Print the listing as it stands, omitting all images.

-- Begin DATA LISTING --

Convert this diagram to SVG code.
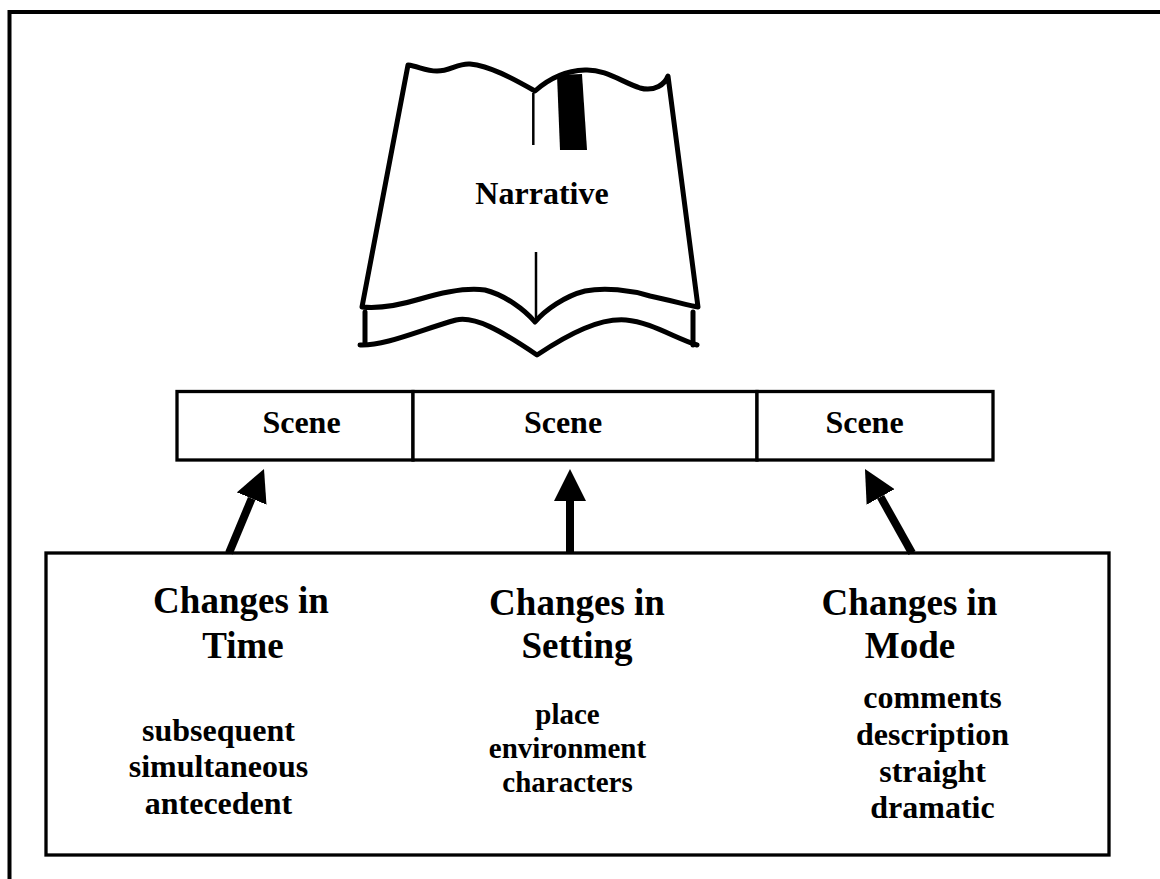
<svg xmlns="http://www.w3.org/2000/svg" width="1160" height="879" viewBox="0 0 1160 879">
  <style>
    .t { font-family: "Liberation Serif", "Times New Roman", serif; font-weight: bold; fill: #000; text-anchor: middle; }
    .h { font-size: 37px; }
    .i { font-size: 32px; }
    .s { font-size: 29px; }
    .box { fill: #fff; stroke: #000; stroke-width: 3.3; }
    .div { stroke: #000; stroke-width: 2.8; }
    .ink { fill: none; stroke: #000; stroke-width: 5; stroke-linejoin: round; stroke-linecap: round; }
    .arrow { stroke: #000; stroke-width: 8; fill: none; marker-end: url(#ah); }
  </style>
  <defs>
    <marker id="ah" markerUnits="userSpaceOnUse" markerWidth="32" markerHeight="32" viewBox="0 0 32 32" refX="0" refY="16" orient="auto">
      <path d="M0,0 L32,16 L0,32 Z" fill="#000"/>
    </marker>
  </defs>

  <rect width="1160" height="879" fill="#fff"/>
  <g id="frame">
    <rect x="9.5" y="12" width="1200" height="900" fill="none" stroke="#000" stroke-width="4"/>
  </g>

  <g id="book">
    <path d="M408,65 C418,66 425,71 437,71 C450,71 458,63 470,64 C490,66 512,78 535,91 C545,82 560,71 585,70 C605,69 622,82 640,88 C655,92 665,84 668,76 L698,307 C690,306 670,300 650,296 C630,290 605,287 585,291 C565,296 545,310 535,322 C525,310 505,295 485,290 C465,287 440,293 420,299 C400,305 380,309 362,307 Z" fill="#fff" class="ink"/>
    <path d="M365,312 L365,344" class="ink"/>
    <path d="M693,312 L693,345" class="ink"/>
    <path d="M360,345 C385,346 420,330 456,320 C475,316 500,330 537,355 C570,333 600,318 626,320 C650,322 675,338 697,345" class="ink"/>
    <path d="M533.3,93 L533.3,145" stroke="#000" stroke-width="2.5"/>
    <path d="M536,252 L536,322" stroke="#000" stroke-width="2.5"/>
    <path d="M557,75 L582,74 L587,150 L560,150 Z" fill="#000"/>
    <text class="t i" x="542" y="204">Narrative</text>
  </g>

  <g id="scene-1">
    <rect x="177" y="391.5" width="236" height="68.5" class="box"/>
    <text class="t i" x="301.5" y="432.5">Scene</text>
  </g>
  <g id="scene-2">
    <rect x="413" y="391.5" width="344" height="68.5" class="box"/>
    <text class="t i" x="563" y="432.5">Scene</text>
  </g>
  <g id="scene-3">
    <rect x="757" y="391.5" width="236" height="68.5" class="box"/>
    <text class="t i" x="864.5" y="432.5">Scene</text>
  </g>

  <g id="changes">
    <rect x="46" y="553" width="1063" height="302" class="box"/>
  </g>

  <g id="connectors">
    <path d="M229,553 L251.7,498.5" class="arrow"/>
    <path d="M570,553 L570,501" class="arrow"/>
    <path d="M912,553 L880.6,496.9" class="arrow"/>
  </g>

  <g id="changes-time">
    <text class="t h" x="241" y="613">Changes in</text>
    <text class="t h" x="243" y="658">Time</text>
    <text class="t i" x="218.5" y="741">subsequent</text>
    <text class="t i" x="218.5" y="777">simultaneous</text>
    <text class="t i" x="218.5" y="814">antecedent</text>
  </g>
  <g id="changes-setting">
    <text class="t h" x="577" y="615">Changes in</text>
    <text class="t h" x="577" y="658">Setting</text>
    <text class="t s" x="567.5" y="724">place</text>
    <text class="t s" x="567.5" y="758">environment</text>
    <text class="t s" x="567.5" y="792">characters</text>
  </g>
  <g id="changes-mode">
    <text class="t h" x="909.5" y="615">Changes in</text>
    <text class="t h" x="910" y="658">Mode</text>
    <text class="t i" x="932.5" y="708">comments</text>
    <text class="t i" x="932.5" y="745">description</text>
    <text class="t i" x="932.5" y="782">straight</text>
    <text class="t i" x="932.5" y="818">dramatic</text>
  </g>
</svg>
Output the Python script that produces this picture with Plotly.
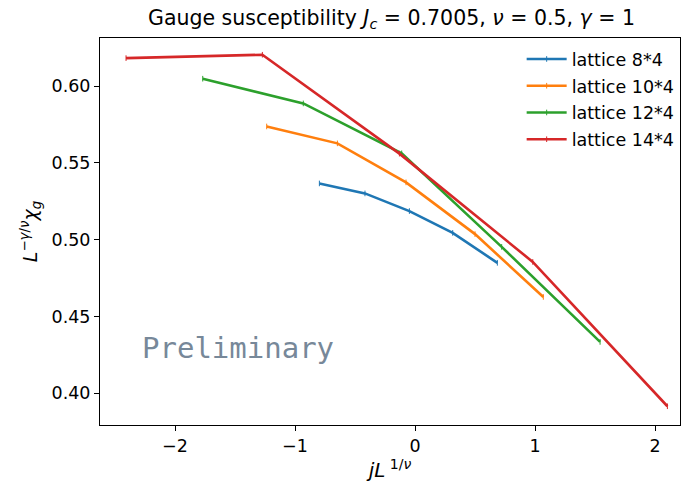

-- End DATA LISTING --

--- WRITTEN SOLUTION ---
Convert this diagram to SVG code.
<svg xmlns="http://www.w3.org/2000/svg" width="1160" height="879" viewBox="0 0 1160 879">
  <style>
    .t { font-family: "Liberation Serif", "Times New Roman", serif; font-weight: bold; fill: #000; text-anchor: middle; }
    .h { font-size: 37px; }
    .i { font-size: 32px; }
    .s { font-size: 29px; }
    .box { fill: #fff; stroke: #000; stroke-width: 3.3; }
    .div { stroke: #000; stroke-width: 2.8; }
    .ink { fill: none; stroke: #000; stroke-width: 5; stroke-linejoin: round; stroke-linecap: round; }
    .arrow { stroke: #000; stroke-width: 8; fill: none; marker-end: url(#ah); }
  </style>
  <defs>
    <marker id="ah" markerUnits="userSpaceOnUse" markerWidth="32" markerHeight="32" viewBox="0 0 32 32" refX="0" refY="16" orient="auto">
      <path d="M0,0 L32,16 L0,32 Z" fill="#000"/>
    </marker>
  </defs>

  <rect width="1160" height="879" fill="#fff"/>
  <g id="frame">
    <rect x="9.5" y="12" width="1200" height="900" fill="none" stroke="#000" stroke-width="4"/>
  </g>

  <g id="book">
    <path d="M408,65 C418,66 425,71 437,71 C450,71 458,63 470,64 C490,66 512,78 535,91 C545,82 560,71 585,70 C605,69 622,82 640,88 C655,92 665,84 668,76 L698,307 C690,306 670,300 650,296 C630,290 605,287 585,291 C565,296 545,310 535,322 C525,310 505,295 485,290 C465,287 440,293 420,299 C400,305 380,309 362,307 Z" fill="#fff" class="ink"/>
    <path d="M365,312 L365,344" class="ink"/>
    <path d="M693,312 L693,345" class="ink"/>
    <path d="M360,345 C385,346 420,330 456,320 C475,316 500,330 537,355 C570,333 600,318 626,320 C650,322 675,338 697,345" class="ink"/>
    <path d="M533.3,93 L533.3,145" stroke="#000" stroke-width="2.5"/>
    <path d="M536,252 L536,322" stroke="#000" stroke-width="2.5"/>
    <path d="M557,75 L582,74 L587,150 L560,150 Z" fill="#000"/>
    <text class="t i" x="542" y="204">Narrative</text>
  </g>

  <g id="scene-1">
    <rect x="177" y="391.5" width="236" height="68.5" class="box"/>
    <text class="t i" x="301.5" y="432.5">Scene</text>
  </g>
  <g id="scene-2">
    <rect x="413" y="391.5" width="344" height="68.5" class="box"/>
    <text class="t i" x="563" y="432.5">Scene</text>
  </g>
  <g id="scene-3">
    <rect x="757" y="391.5" width="236" height="68.5" class="box"/>
    <text class="t i" x="864.5" y="432.5">Scene</text>
  </g>

  <g id="changes">
    <rect x="46" y="553" width="1063" height="302" class="box"/>
  </g>

  <g id="connectors">
    <path d="M229,553 L251.7,498.5" class="arrow"/>
    <path d="M570,553 L570,501" class="arrow"/>
    <path d="M912,553 L880.6,496.9" class="arrow"/>
  </g>

  <g id="changes-time">
    <text class="t h" x="241" y="613">Changes in</text>
    <text class="t h" x="243" y="658">Time</text>
    <text class="t i" x="218.5" y="741">subsequent</text>
    <text class="t i" x="218.5" y="777">simultaneous</text>
    <text class="t i" x="218.5" y="814">antecedent</text>
  </g>
  <g id="changes-setting">
    <text class="t h" x="577" y="615">Changes in</text>
    <text class="t h" x="577" y="658">Setting</text>
    <text class="t s" x="567.5" y="724">place</text>
    <text class="t s" x="567.5" y="758">environment</text>
    <text class="t s" x="567.5" y="792">characters</text>
  </g>
  <g id="changes-mode">
    <text class="t h" x="909.5" y="615">Changes in</text>
    <text class="t h" x="910" y="658">Mode</text>
    <text class="t i" x="932.5" y="708">comments</text>
    <text class="t i" x="932.5" y="745">description</text>
    <text class="t i" x="932.5" y="782">straight</text>
    <text class="t i" x="932.5" y="818">dramatic</text>
  </g>
</svg>
Output the Python script that produces this picture with Plotly.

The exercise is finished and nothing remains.